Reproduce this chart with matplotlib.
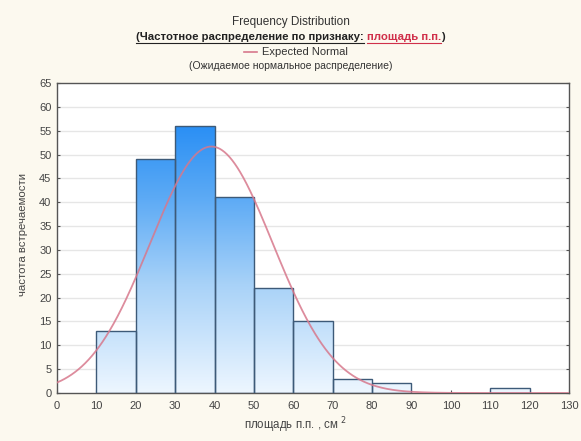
import numpy as np
import matplotlib
matplotlib.use("Agg")
import matplotlib.pyplot as plt
from matplotlib.colors import LinearSegmentedColormap

bin_left = [10, 20, 30, 40, 50, 60, 70, 80, 90, 100, 110]
counts = [13, 49, 56, 41, 22, 15, 3, 2, 0, 0, 1]
bin_width = 10
x_ticks = list(range(0, 131, 10))
y_ticks = list(range(0, 66, 5))

plt.rcParams['font.family'] = ['Liberation Sans', 'DejaVu Sans']

fig = plt.figure(figsize=(5.81, 4.41), dpi=100)
fig.patch.set_facecolor('#fcf9ef')
ax = fig.add_axes([57/581, 1-393/441, (569-57)/581, (393-83)/441])
ax.set_facecolor('white')
ax.set_xlim(0, 130)
ax.set_ylim(0, 65)

# gradient fill (by absolute y)
cmap = LinearSegmentedColormap.from_list(
    'g', [(0.0, '#edf6ff'), (0.35, '#a8d2f8'), (0.63, '#5caaf5'),
          (0.86, '#2a8ff4'), (1.0, '#1a82f0')])
grad = np.linspace(0, 1, 256).reshape(-1, 1)
for xl, c in zip(bin_left, counts):
    if c <= 0:
        continue
    im = ax.imshow(grad, extent=[xl, xl + bin_width, 0, 65], origin='lower',
                   cmap=cmap, aspect='auto', zorder=2, vmin=0, vmax=1)
    rect = plt.Rectangle((xl, 0), bin_width, c, transform=ax.transData)
    im.set_clip_path(rect)
    ax.add_patch(plt.Rectangle((xl, 0), bin_width, c, fill=False,
                               edgecolor='#3d5a78', linewidth=1.0, zorder=3))

# expected normal from data
mids = np.array(bin_left) + bin_width / 2
cnt = np.array(counts)
n = cnt.sum()
mu = (mids * cnt).sum() / n
sd = np.sqrt(((mids - mu) ** 2 * cnt).sum() / n)
xs = np.linspace(0, 130, 600)
ys = n * bin_width / (sd * np.sqrt(2 * np.pi)) * np.exp(-(xs - mu) ** 2 / (2 * sd ** 2))
ax.plot(xs, ys, color='#d7788c', linewidth=1.3, alpha=0.85, zorder=4)

ax.set_xticks(x_ticks)
ax.set_yticks(y_ticks)
for yv in y_ticks[1:-1]:
    ax.axhline(yv, color='#e6e6e6', linewidth=1.0, zorder=1)
ax.tick_params(axis='both', direction='in', length=2, labelsize=8,
               colors='#555555', labelcolor='#444444', right=True)
ax.tick_params(axis='x', pad=5.5)
ax.tick_params(axis='y', pad=4)
for s in ax.spines.values():
    s.set_color('#555555')
    s.set_linewidth(1.0)

ax.set_xlabel('площадь п.п. , см $^2$', fontsize=8.3, color='#444444', labelpad=5)
ax.xaxis.set_label_coords((295-57)/512, -(425-393)/310 + 0.0)
ax.xaxis.label.set_va('center')
ax.set_ylabel('частота встречаемости', fontsize=8.2, color='#444444')
ax.yaxis.set_label_coords(-(57-23)/512, (393-235)/310)
ax.yaxis.label.set_va('center')

fig.text(0.5, 1-22/441, 'Frequency Distribution', ha='center', va='center',
         fontsize=8.5, color='#333333')

left_part = '(Частотное распределение по признаку: '
red_part = 'площадь п.п.'
fs2 = 8.2
fig.canvas.draw()
r = fig.canvas.get_renderer()
tmp1 = fig.text(0, 0, left_part, fontsize=fs2, fontweight='bold')
tmp2 = fig.text(0, 0, red_part, fontsize=fs2, fontweight='bold')
tmp3 = fig.text(0, 0, ')', fontsize=fs2, fontweight='bold')
w1 = tmp1.get_window_extent(r).width / fig.bbox.width
w2 = tmp2.get_window_extent(r).width / fig.bbox.width
w3 = tmp3.get_window_extent(r).width / fig.bbox.width
for t in (tmp1, tmp2, tmp3):
    t.remove()
x0 = 0.5 - (w1 + w2 + w3) / 2
ytl = 1 - 37/441
fig.text(x0, ytl, left_part, ha='left', va='center', fontsize=fs2,
         color='#222222', fontweight='bold')
fig.text(x0 + w1, ytl, red_part, ha='left', va='center', fontsize=fs2,
         color='#d0304a', fontweight='bold')
fig.text(x0 + w1 + w2, ytl, ')', ha='left', va='center', fontsize=fs2,
         color='#222222', fontweight='bold')
uy = ytl - 6/441
fig.add_artist(plt.Line2D([x0, x0 + w1 - 0.006], [uy, uy], color='#222222', lw=0.8,
                          transform=fig.transFigure))
fig.add_artist(plt.Line2D([x0 + w1, x0 + w1 + w2], [uy, uy], color='#d0304a', lw=0.8,
                          transform=fig.transFigure))

fig.text(262/581, 1-52/441, 'Expected Normal', ha='left', va='center',
         fontsize=8, color='#333333')
fig.add_artist(plt.Line2D([244/581, 257/581], [1-52/441, 1-52/441], color='#d7788c',
                          lw=1.2, transform=fig.transFigure))
fig.text(0.5, 1-66/441, '(Ожидаемое нормальное распределение)', ha='center',
         va='center', fontsize=7.5, color='#333333')

fig.savefig('out.png', dpi=100, facecolor=fig.get_facecolor())
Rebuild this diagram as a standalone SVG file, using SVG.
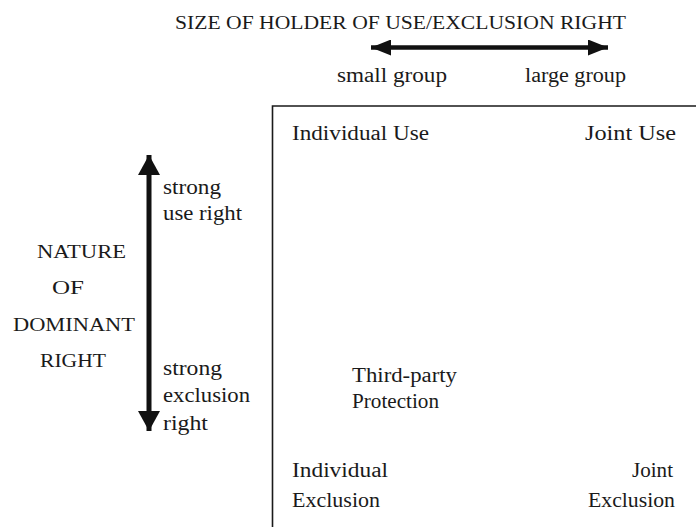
<svg xmlns="http://www.w3.org/2000/svg" width="696" height="527" viewBox="0 0 696 527">
<style>
text{font-family:"Liberation Serif","DejaVu Serif",serif;font-size:20px;fill:#1a1a1a;}
.caps{font-size:19px;}
.frame{fill:none;stroke:#1a1a1a;stroke-width:1.6;}
.arrow{stroke:#111;fill:none;}
</style>
<defs>
<marker id="ahH" markerUnits="userSpaceOnUse" markerWidth="22" markerHeight="16" refX="20" refY="8" orient="auto-start-reverse">
<path d="M0,0 L20,8 L0,16 Z" fill="#111"/>
</marker>
<marker id="ahV" markerUnits="userSpaceOnUse" markerWidth="22" markerHeight="24" refX="20" refY="11" orient="auto-start-reverse">
<path d="M0,0 L20,11 L0,22 Z" fill="#111"/>
</marker>
</defs>
<rect width="696" height="527" fill="#ffffff"/>

<g id="frame">
<path class="frame" d="M272.5,527 L272.5,106 L696,106"/>
</g>

<g id="connectors">
<path class="arrow" stroke-width="4.5" d="M371,47.5 L608,47.5" marker-start="url(#ahH)" marker-end="url(#ahH)"/>
<path class="arrow" stroke-width="5" d="M149,155 L149,431" marker-start="url(#ahV)" marker-end="url(#ahV)"/>
</g>

<g id="title-horizontal">
<text class="caps" x="175" y="29" textLength="451" lengthAdjust="spacingAndGlyphs">SIZE OF HOLDER OF USE/EXCLUSION RIGHT</text>
</g>
<g id="label-small-group">
<text x="337" y="82" textLength="110" lengthAdjust="spacingAndGlyphs">small group</text>
</g>
<g id="label-large-group">
<text x="525" y="82" textLength="101" lengthAdjust="spacingAndGlyphs">large group</text>
</g>

<g id="title-vertical">
<text class="caps" x="37" y="258" textLength="89" lengthAdjust="spacingAndGlyphs">NATURE</text>
<text class="caps" x="52" y="294" textLength="32" lengthAdjust="spacingAndGlyphs">OF</text>
<text class="caps" x="13" y="331" textLength="122" lengthAdjust="spacingAndGlyphs">DOMINANT</text>
<text class="caps" x="40" y="367" textLength="66" lengthAdjust="spacingAndGlyphs">RIGHT</text>
</g>
<g id="label-strong-use">
<text x="163" y="194" textLength="58" lengthAdjust="spacingAndGlyphs">strong</text>
<text x="163" y="220" textLength="79" lengthAdjust="spacingAndGlyphs">use right</text>
</g>
<g id="label-strong-exclusion">
<text x="163" y="375" textLength="59" lengthAdjust="spacingAndGlyphs">strong</text>
<text x="163" y="402" textLength="87" lengthAdjust="spacingAndGlyphs">exclusion</text>
<text x="163" y="430" textLength="45" lengthAdjust="spacingAndGlyphs">right</text>
</g>

<g id="node-individual-use">
<text x="292" y="140" textLength="137" lengthAdjust="spacingAndGlyphs">Individual Use</text>
</g>
<g id="node-joint-use">
<text x="585" y="140" textLength="91" lengthAdjust="spacingAndGlyphs">Joint Use</text>
</g>
<g id="node-third-party">
<text x="352" y="382" textLength="105" lengthAdjust="spacingAndGlyphs">Third-party</text>
<text x="352" y="408" textLength="87" lengthAdjust="spacingAndGlyphs">Protection</text>
</g>
<g id="node-individual-exclusion">
<text x="292" y="477" textLength="96" lengthAdjust="spacingAndGlyphs">Individual</text>
<text x="292" y="507" textLength="88" lengthAdjust="spacingAndGlyphs">Exclusion</text>
</g>
<g id="node-joint-exclusion">
<text x="632" y="477" textLength="41" lengthAdjust="spacingAndGlyphs">Joint</text>
<text x="588" y="507" textLength="87" lengthAdjust="spacingAndGlyphs">Exclusion</text>
</g>
</svg>
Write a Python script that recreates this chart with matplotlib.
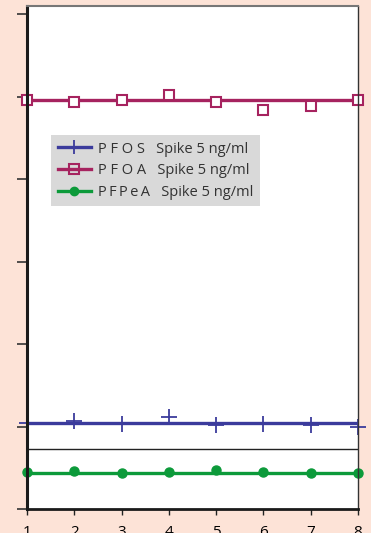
import matplotlib.pyplot as plt

# sample index on the x axis
runs = [1, 2, 3, 4, 5, 6, 7, 8]

# measured values (arbitrary y units, one y tick = 1)
pfos = [1.04, 1.067, 1.027, 1.111, 1.018, 1.027, 1.018, 0.998]
pfoa = [4.954, 4.930, 4.954, 5.015, 4.930, 4.840, 4.893, 4.954]
pfpea = [0.445, 0.461, 0.433, 0.448, 0.469, 0.448, 0.440, 0.433]

# mean level lines drawn through each series
pfos_mean = 1.039
pfoa_mean = 4.958
pfpea_mean = 0.433

labels = ["P F O S   Spike 5 ng/ml", "P F O A   Spike 5 ng/ml",
          "P\u2009F\u2009P\u2009e\u2009A   Spike 5 ng/ml"]
c_pfos = "#3b3b9c"
c_pfoa = "#a6235f"
c_pfpea = "#0c9a3a"

plt.rcParams['font.family'] = ['Open Sans', 'DejaVu Sans']

fig = plt.figure(figsize=(3.71, 5.33), dpi=100)
fig.patch.set_facecolor("#fde3d7")
ax = fig.add_axes([27/371, 1-509/533, 331/371, 503/533])

# fitted lines
ax.plot(runs, [pfos_mean]*len(runs), color=c_pfos, lw=2.4, solid_capstyle='butt')
ax.plot(runs, [pfoa_mean]*len(runs), color=c_pfoa, lw=2.4, solid_capstyle='butt')
ax.plot(runs, [pfpea_mean]*len(runs), color=c_pfpea, lw=2.4, solid_capstyle='butt')

# the points
ax.plot(runs, pfos, ls='none', marker='+', ms=11, mew=1.3, color=c_pfos, clip_on=False)
ax.plot(runs, pfoa, ls='none', marker='s', ms=7.5, mew=1.5, mfc='white', mec=c_pfoa, clip_on=False)
ax.plot(runs, pfpea, ls='none', marker='o', ms=6.5, color=c_pfpea, clip_on=False)

# legend proxies
h1, = ax.plot([], [], color=c_pfos, lw=2.4, marker='+', ms=10, mew=1.3)
h2, = ax.plot([], [], color=c_pfoa, lw=2.4, marker='s', ms=6.5, mew=1.5, mfc='none', mec=c_pfoa)
h3, = ax.plot([], [], color=c_pfpea, lw=2.4, marker='o', ms=6)
leg = ax.legend([h1, h2, h3], labels, loc='upper left', bbox_to_anchor=(0.0725, 0.7435),
                frameon=True, fancybox=False, facecolor='#d9d9d9', edgecolor='none',
                framealpha=1, fontsize=10.5, handlelength=2.3, handletextpad=0.45,
                labelspacing=0.45, borderpad=0.45, borderaxespad=0)
for t in leg.get_texts():
    t.set_color('#333333')

ax.axhline(0.727, color='#222222', lw=1.0)

ax.set_xlim(1, 8)
ax.set_ylim(0, 6.1)
ax.set_xticks(runs)
ax.set_yticks([0, 1, 2, 3, 4, 5, 6])
ax.set_yticklabels([])
ax.tick_params(axis='y', direction='out', length=7, width=1.2, color='#333333')
ax.tick_params(axis='x', direction='out', length=4.5, width=1.0, labelsize=11, pad=7, color='#222222')

ax.spines['left'].set_linewidth(2.2)
ax.spines['left'].set_color('#1a1a1a')
ax.spines['bottom'].set_linewidth(2.0)
ax.spines['bottom'].set_color('#1a1a1a')
ax.spines['top'].set_linewidth(1.5)
ax.spines['top'].set_color('#777777')
ax.spines['right'].set_linewidth(1.0)
ax.spines['right'].set_color('#333333')

fig.savefig("out.png", dpi=100, facecolor=fig.get_facecolor())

» REQUIRED WORK: Only the lines starting at the line with "Write a Python" and ending at the line with "pfpea_mean = 0.433" should be printed again, exactly and with both ends kept; omit the pictures.

» FINISHED ANSWER:
Write a Python script that recreates this chart with matplotlib.
import matplotlib.pyplot as plt

# sample index on the x axis
runs = [1, 2, 3, 4, 5, 6, 7, 8]

# measured values (arbitrary y units, one y tick = 1)
pfos = [1.04, 1.067, 1.027, 1.111, 1.018, 1.027, 1.018, 0.998]
pfoa = [4.954, 4.930, 4.954, 5.015, 4.930, 4.840, 4.893, 4.954]
pfpea = [0.445, 0.461, 0.433, 0.448, 0.469, 0.448, 0.440, 0.433]

# mean level lines drawn through each series
pfos_mean = 1.039
pfoa_mean = 4.958
pfpea_mean = 0.433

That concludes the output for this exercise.